New York Times: Chinese Workers at IBM Factory on Strike Amid Company Sale

07 March 2014

China Labour Bulletin is quoted in the following article. Copyright remains with the original publisher.

MARCH 6, 2014

HONG KONG — More than 1,000 workers have gone on strike this week at an IBM factory in southeastern China in the latest sign of labor activism as companies’ acute shortage of blue-collar workers makes employees increasingly willing to take to the streets.

IBM is selling Lenovo its x86 computer server business, which includes the factory in the southeastern city of Shenzhen, where the strike is unfolding. Lenovo agreed in January to pay $2.3 billion for the business in a transaction that is still subject to regulatory approval.

A video posted on Chinese social media shows hundreds of workers in blue factory smocks standing on Tuesday in front of an IBM building in Shenzhen, a sprawling electronics industry hub adjacent to Hong Kong with more than 10 million permanent residents and migrant workers. “Workers are not a commodity,” read one homemade banner; another said, “Give us back our respect.”

IBM said in a news release that it hoped workers for the wholly owned subsidiary being sold, International Systems Technology Company in Shenzhen, would be willing to continue working for Lenovo but that it would offer them compensation if they did not accept the new employer.

“Employees currently involved in x86 operations in Shenzhen have a personal choice of remaining with I.S.T.C. under terms and conditions comparable in aggregate to what they currently are receiving, or they can voluntarily choose what we believe is an equitable severance package and resign from I.S.T.C.,” the IBM statement said.

Strikes are especially common in China when factories are sold to new owners, a result of fears of layoffs among workers.

Geoffrey Crothall, the communications director at the China Labour Bulletin, a nonprofit group in Hong Kong that advocates for independent collective bargaining and other legal protections for workers in mainland China, said that the latest strike was reminiscent of one by thousands of Nokia workers in November in Dongguan, next to Shenzhen. In that case, Nokia shareholders had approved the sale of their employer, Nokia’s handset division, to Microsoft.

“We’ve seen so many similar cases over the last two to three years,” Mr. Crothall said, adding that the IBM strike began on Monday and appeared on Thursday still to be underway.

A quadrupling of college enrollments over the last decade, together with the beginnings of a decline in the number of young Chinese as a result of the country’s one-child policy, has left a dearth of young people willing to take factory jobs. Age discrimination is also widespread in China, where factories seldom hire anyone older than 40.

Demographic issues have affected the Chinese workplace faster and to a greater extent than almost any experts expected. Wages for blue-collar workers have increased about fivefold over the last decade before adjusting for inflation and at least threefold after adjusting for inflation.

Workers have also become quicker to object if they think their legal rights are being abused.

“Over the last five years, there has been a noticeable upswing in worker activism across China,” Mr. Crothall said.

A report on Feb. 20 from the China Labor Bulletin said that the group had recorded 1,171 strikes and worker protests from mid-2011 until the end of 2013.
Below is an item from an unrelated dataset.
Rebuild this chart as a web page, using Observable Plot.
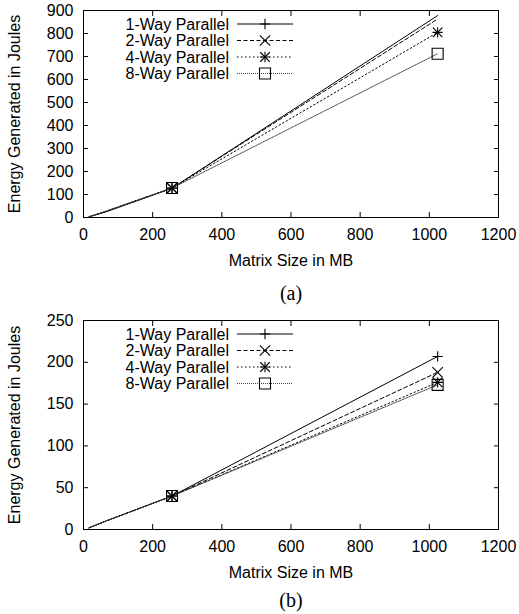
<!DOCTYPE html>
<html><head><meta charset="utf-8">
<script src="https://cdn.jsdelivr.net/npm/d3@7"></script>
<script src="https://cdn.jsdelivr.net/npm/@observablehq/plot@0.6"></script>
<style>body{margin:0;background:#fff} #chart{width:519px} svg{display:block}</style>
</head><body><div id="chart"></div>
<script>
// ---- data ----
const sizes = [16, 64, 256, 1024];            // Matrix Size in MB
const markerSizes = [256, 1024];              // sizes that carry a point marker
const seriesNames = ["1-Way Parallel", "2-Way Parallel", "4-Way Parallel", "8-Way Parallel"];
// panel (a)
const a1 = [3, 24, 127, 878];
const a2 = [3, 26, 128, 863];
const a4 = [3, 27, 128, 805];
const a8 = [3, 27, 128, 712];
// panel (b)
const b1 = [2, 10, 40, 207];
const b2 = [2, 10, 40, 188];
const b4 = [2, 10, 40, 176];
const b8 = [2, 10, 40, 173];
const xTicks = [0, 200, 400, 600, 800, 1000, 1200];
const yTicksA = [0, 100, 200, 300, 400, 500, 600, 700, 800, 900];
const yTicksB = [0, 50, 100, 150, 200, 250];
const xLabel = "Matrix Size in MB";
const yLabel = "Energy Generated in Joules";

// ---- styles ----
const dashes = [null, "4,2.5", "1.5,2.5", "1,1"];
const lineColors = ["#000", "#000", "#000", "#444"];
// gnuplot point types: +, x, * (= + and x overlaid), open square
const symbolParts = [[["plus", 3.4]], [["times", 4.8]], [["plus", 3.4], ["times", 4.4]], [["square2", 7]]];
const d3Sym = {plus: d3.symbolPlus, times: d3.symbolTimes, square2: d3.symbolSquare2};
const font = "'Liberation Sans', Arial, Helvetica, sans-serif";
const fs = 16;

function table(seriesValues) {
  const rows = [];
  seriesValues.forEach((vals, i) => vals.forEach((v, j) => rows.push({series: seriesNames[i], idx: i, size: sizes[j], energy: v})));
  return rows;
}

function panel(seriesValues, yMax, yTicks, tag, height, marginBottom, tagDy) {
  const rows = table(seriesValues);
  const marks = [];
  seriesNames.forEach((s, i) => {
    const d = rows.filter(r => r.idx === i);
    marks.push(Plot.line(d, {x: "size", y: "energy", stroke: lineColors[i], strokeWidth: 1, strokeDasharray: dashes[i]}));
  });
  seriesNames.forEach((s, i) => {
    // gnuplot does not draw points that come too close to the border
    const d = rows.filter(r => r.idx === i && markerSizes.includes(r.size) && r.energy < 0.95 * yMax);
    symbolParts[i].forEach(([sym, r]) =>
      marks.push(Plot.dot(d, {x: "size", y: "energy", symbol: () => sym, r, stroke: "#000", fill: "none", strokeWidth: 1.1})));
  });
  marks.push(
    Plot.frame({stroke: "#000", strokeWidth: 1}),
    Plot.axisX({ticks: xTicks, tickSize: 0, tickPadding: 11, tickFormat: d3.format("d"), label: null}),
    Plot.axisY({ticks: yTicks, tickSize: 0, tickPadding: 10, tickFormat: d3.format("d"), label: null}),
    Plot.axisX({ticks: xTicks, tickSize: 5, dy: -5, tickFormat: () => "", label: null}),
    Plot.axisX({ticks: xTicks, anchor: "top", tickSize: 5, dy: 5, tickFormat: () => "", label: null}),
    Plot.axisY({ticks: yTicks, tickSize: 5, dx: 5, tickFormat: () => "", label: null}),
    Plot.axisY({ticks: yTicks, anchor: "right", tickSize: 5, dx: -5, tickFormat: () => "", label: null}),
    Plot.text([xLabel], {frameAnchor: "bottom", dy: 43, lineAnchor: "middle", textAnchor: "middle", fontSize: fs}),
    Plot.text([yLabel], {frameAnchor: "left", dx: -69, rotate: -90, lineAnchor: "middle", textAnchor: "middle", fontSize: fs}),
    Plot.text([tag], {frameAnchor: "bottom", dy: tagDy, lineAnchor: "middle", textAnchor: "middle", fontSize: 20, fontFamily: "'Liberation Serif', 'Times New Roman', serif"})
  );
  const svg = Plot.plot({
    width: 519, height,
    marginTop: 10, marginLeft: 83, marginRight: 21, marginBottom,
    x: {domain: [0, 1200], label: null},
    y: {domain: [0, yMax], label: null},
    symbol: {type: "identity"},
    style: {fontFamily: font, fontSize: fs + "px", color: "#000", background: "#fff"},
    marks
  });
  // legend (top-left, inside frame, gnuplot style)
  const g = d3.select(svg).append("g").attr("font-family", font).attr("font-size", fs);
  const rowY = [24, 40.5, 57, 73.5];
  seriesNames.forEach((s, i) => {
    const y = rowY[i];
    g.append("text").attr("x", 229).attr("y", y).attr("text-anchor", "end").attr("dominant-baseline", "central").attr("fill", "#000").text(s);
    g.append("line").attr("x1", 237).attr("x2", 293).attr("y1", y).attr("y2", y)
      .attr("stroke", lineColors[i]).attr("stroke-width", 1).attr("stroke-dasharray", dashes[i]);
    symbolParts[i].forEach(([sym, r]) => {
      const p = d3.symbol(d3Sym[sym], r * r * Math.PI);
      g.append("path").attr("d", p()).attr("transform", `translate(265,${y})`).attr("fill", "none").attr("stroke", "#000").attr("stroke-width", 1.1);
    });
  });
  return svg;
}

const chart = document.getElementById("chart");
chart.appendChild(panel([a1, a2, a4, a8], 900, yTicksA, "(a)", 310, 93, 76));
chart.appendChild(panel([b1, b2, b4, b8], 250, yTicksB, "(b)", 304, 85, 71));
</script></body></html>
“Factory workers staged protests when they were cheated out of their wages and overtime payments, when their bonuses and benefits were cut back and when the boss refused to pay the social insurance premiums mandated by law,” the group said, adding that “workers also went on strike to demand higher pay, equal pay for equal work and proper employment contracts.”

The report added that the police had intervened in a fifth of the documented protests, sometimes with beatings and arrests. Videos on social media showed a few Shenzhen police officers watching the IBM protests while making no effort to interfere.

Although the Chinese authorities often delete from social media platforms images of the frequent protests against the labor policies of Chinese-owned companies, they have been more willing to tolerate activism against multinationals and less prone to censor it online. In a sign of the increasingly virulent anti-foreign sentiment in China in the last several years, the workers chanted “running dog” when a local manager emerged from the factory to speak, drowning out his words.

“Running dog” was a popular term during the Cultural Revolution in the late 1960s and early 1970s as a label for those Chinese accused of betraying their country by supporting foreign nations, foreign institutions and foreign ideas.

The choice of the term was particularly unusual because the workers were striking over their refusal to be transferred from an American company to a Chinese company.